NPD-Verfahren::
V-Leute werden jetzt gezählt
Verfassungsschützer wollen aus dem gescheiterten
NPD-Verbotsverfahren lernen...
CHRISTIAN RATH
Das Bundesamt soll künftig einen Überblick über die Zahl der staatlichen Spitzel
in extremistischen Organisationen erhalten. Zwei pro Vorstand sollen es aber
schon sein
Nach den peinlichen Enthüllungen im NPD-Parteiverbotsverfahren wollen die
Verfassungsschutzämter in Bund und Ländern künftig ihre V-Leute etwas besser
koordinieren. Einem Bericht der Frankfurter Rundschau zufolge soll das Bundesamt
für Verfassungsschutz in Köln den Überblick erhalten, in welchen Organisationen
und auf welchen Ebenen die Landesämter wie viele Quellen einsetzen. Beim
Bundesamt nahm man gestern zu dem Bericht keine Stellung.
V-Leute sind Mitglieder der zu überwachenden Organisation, die dem Staat
nebenbei für Geld Informationen liefern. Der Verdacht, dass die V-Leute in der
NPD im staatlichen Auftrag die Partei gesteuert haben, konnte im jüngst
beendeten Verbotsverfahren nicht belegt werden.
Für Aufsehen sorgte aber die Situation im NPD-Landesverband Nordrhein-Westfalen.
Dort spitzelte der Parteichef Udo Holtmann für den Landes-Verfassungsschutz in
Düsseldorf, während sein NPD-Vize Wolfgang Frenz lange Jahre für das Bundesamt
tätig war. Angeblich wussten die beiden Behörden nichts von dieser
Konstellation. Nach offiziellen Angaben waren unter den rund 200
NPD-Vorständlern in Bund und Ländern bis zu 15 Prozent V-Leute.
Zum Scheitern des Verfahrens führte dann aber nicht die hohe Zahl der Spitzel.
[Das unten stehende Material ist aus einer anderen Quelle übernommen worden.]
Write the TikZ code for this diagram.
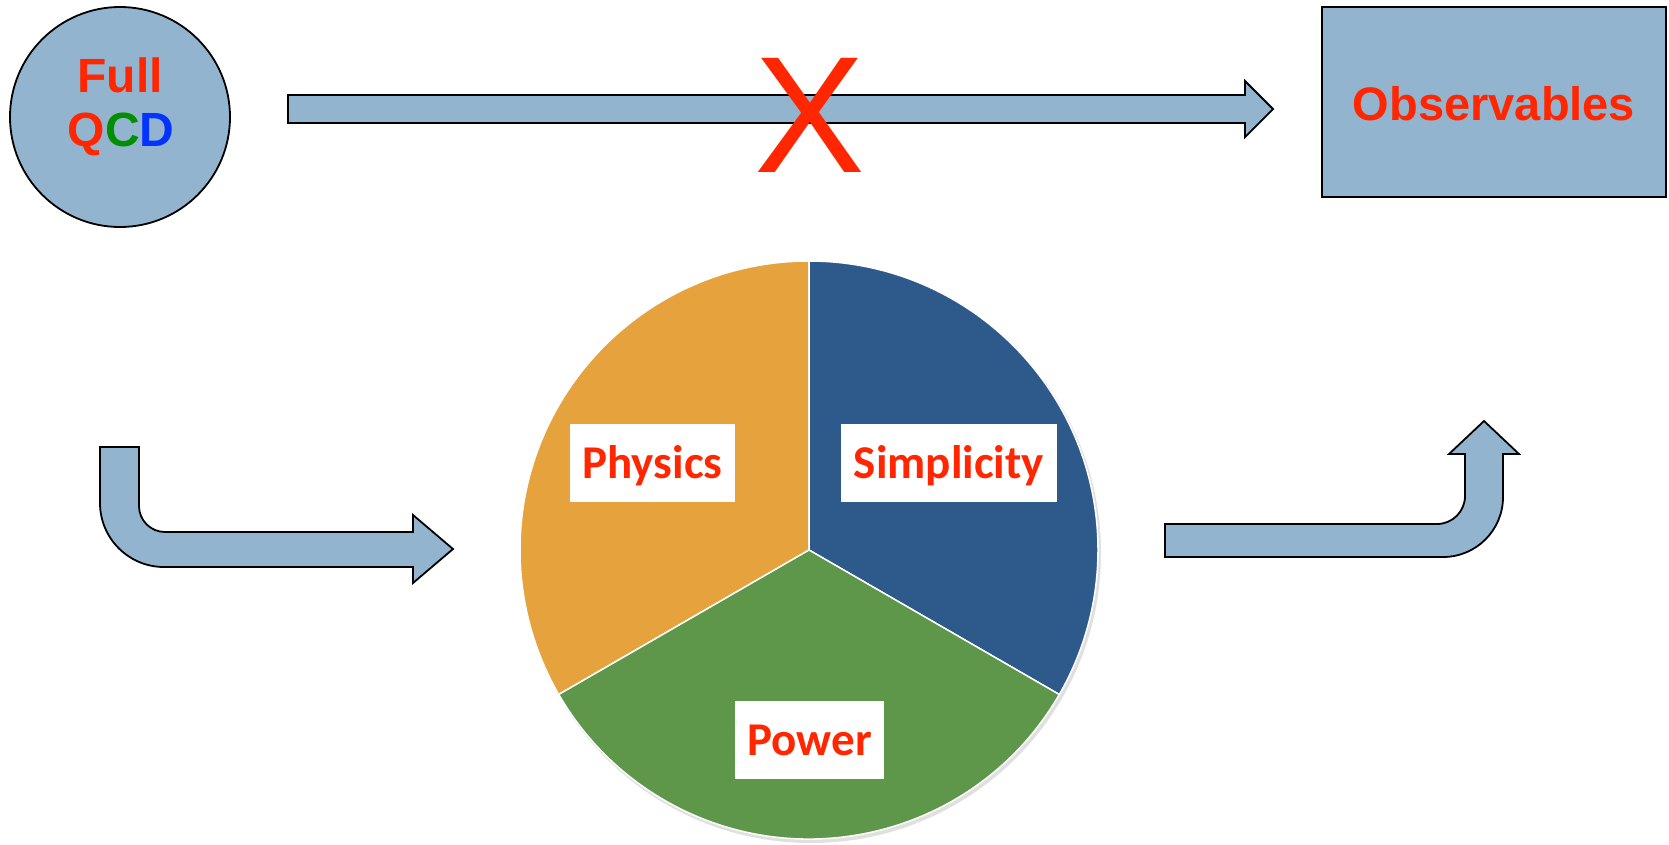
\documentclass[tikz,border=0pt]{standalone}
\usepackage{fontspec}
\setmainfont{Liberation Sans}
\newfontfamily\calibri{Carlito}
\definecolor{ArrowBlue}{HTML}{92B4CE}
\definecolor{TxtRed}{HTML}{FF2600}
\definecolor{QGreen}{HTML}{008F00}
\definecolor{QBlue}{HTML}{0433FF}
\definecolor{PieOrange}{HTML}{E6A23D}
\definecolor{PieBlue}{HTML}{2E5A8B}
\definecolor{PieGreen}{HTML}{5E974A}
\usetikzlibrary{positioning, calc}

\begin{document}
\begin{tikzpicture}[x=1pt, y=-1pt,
    fatarrow/.style={fill=ArrowBlue, draw=black, line width=1.8pt, line join=miter},
    slice/.style={draw=white, line width=1.5pt, line join=round},
    piebox/.style={fill=white, inner sep=0pt, minimum height=78pt,
      text height=30pt, text depth=0pt, text=TxtRed, font=\calibri\fontsize{47}{50}\selectfont\bfseries}]
  \useasboundingbox (0,0) rectangle (1669,844);
  % full theory and the observables
  \node (qcd) [circle, draw, line width=1.8pt, fill=ArrowBlue, minimum size=220pt] at (120,117) {};
  \node (full) [anchor=base, inner sep=0pt, text=TxtRed, font=\fontsize{48}{50}\selectfont\bfseries]
    at (120,92) {Full};
  \node (qcdtxt) [anchor=base, inner sep=0pt, font=\fontsize{48}{50}\selectfont\bfseries]
    at (121,146) {\textcolor{TxtRed}{Q}\textcolor{QGreen}{C}\textcolor{QBlue}{D}};
  \node (obs) [rectangle, draw, line width=2.6pt, fill=ArrowBlue, minimum width=344pt, minimum height=190pt]
    at (1494,102) {};
  \node (obstxt) [anchor=base, inner sep=0pt, text=TxtRed, font=\fontsize{47}{50}\selectfont\bfseries]
    at (1494,120) {Observables};
  % direct route, crossed out
  \draw[fatarrow] (288,95) -- (1245,95) -- (1245,81) -- (1273,109) -- (1245,137) -- (1245,123) -- (288,123) -- cycle;
  \node (cross) [anchor=base, inner sep=0pt, text=TxtRed, font=\fontsize{166}{170}\selectfont]
    at (809.5,172) {X};
  % pie: r = 289 around (809,550)
  \fill[black!12] (811,553) circle (290);
  \draw[slice, fill=PieOrange] (809,550) -- (809,261) arc[start angle=270, end angle=150, radius=289] -- cycle;
  \draw[slice, fill=PieBlue] (809,550) -- (809,261) arc[start angle=-90, end angle=30, radius=289] -- cycle;
  \draw[slice, fill=PieGreen] (809,550) -- ($(809,550)+(30:289)$) arc[start angle=30, end angle=150, radius=289] -- cycle;
  \node (physics) [piebox, minimum width=165pt] at (652.5,463) {Physics};
  \node (simplicity) [piebox, minimum width=216pt] at (949,463) {Simplicity};
  \node (power) [piebox, minimum width=149pt] at (809.5,740) {Power};
  % bent arrows in and out
  \draw[fatarrow] (100,447) -- (139,447) -- (139,506) arc[start angle=180, end angle=90, radius=26]
    -- (413,532) -- (413,515) -- (453,549) -- (413,583) -- (413,567) -- (164,567)
    arc[start angle=90, end angle=180, radius=64] -- cycle;
  \draw[fatarrow] (1165,524) -- (1437,524) arc[start angle=90, end angle=0, radius=28]
    -- (1465,454) -- (1449,454) -- (1484,421) -- (1519,454) -- (1503,454) -- (1503,497)
    arc[start angle=0, end angle=90, radius=60] -- (1165,557) -- cycle;
\end{tikzpicture}
\end{document}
Eine Sperrminorität von drei Verfassungsrichtern beklagte vielmehr, dass die
Spitzel nicht rechtzeitig vor Beginn des Verbotsverfahrens abgeschaltet wurden
und dass man ihre in den Verbotsanträgen zitierten Aussagen einfach der NPD
zurechnete. Nur in einer Nebenbemerkung fordern die drei Richter, zu denen auch
Vizepräsident Winfried Hassemer gehörte, eine "konzeptionell geordnete"
Beobachtung der Partei.
Eine Reduzierung der V-Leute-Zahl in extremistischen Organisationen ist damit
aber nicht gemeint. Wie die Verfassungsschützer im Prozess darlegten, ist es
geradezu notwendig, mindestenz zwei V-Leute in einem wichtigen Vorstand zu
platzieren. So könne man am besten den Wahrheitswert von Spitzelaussagen
kontrollieren. Sinn macht diese Strategie allerdings nur, wenn die verschiedenen
V-Mann-Berichte auch beim gleichen Amt ausgewertet werden.
Das aber ist auch nach den neuen Plänen nicht vorgesehen. Aus Angst vor
Indiskretionen wollen sich die Ämter nicht einmal die Namen ihrer V-Leute
gegenseitig mitteilen. Die vor allem von den Grünen diskutierte Idee, Landes-
und Bundesämter zusammenzulegen, erhält dadurch neue Nahrung.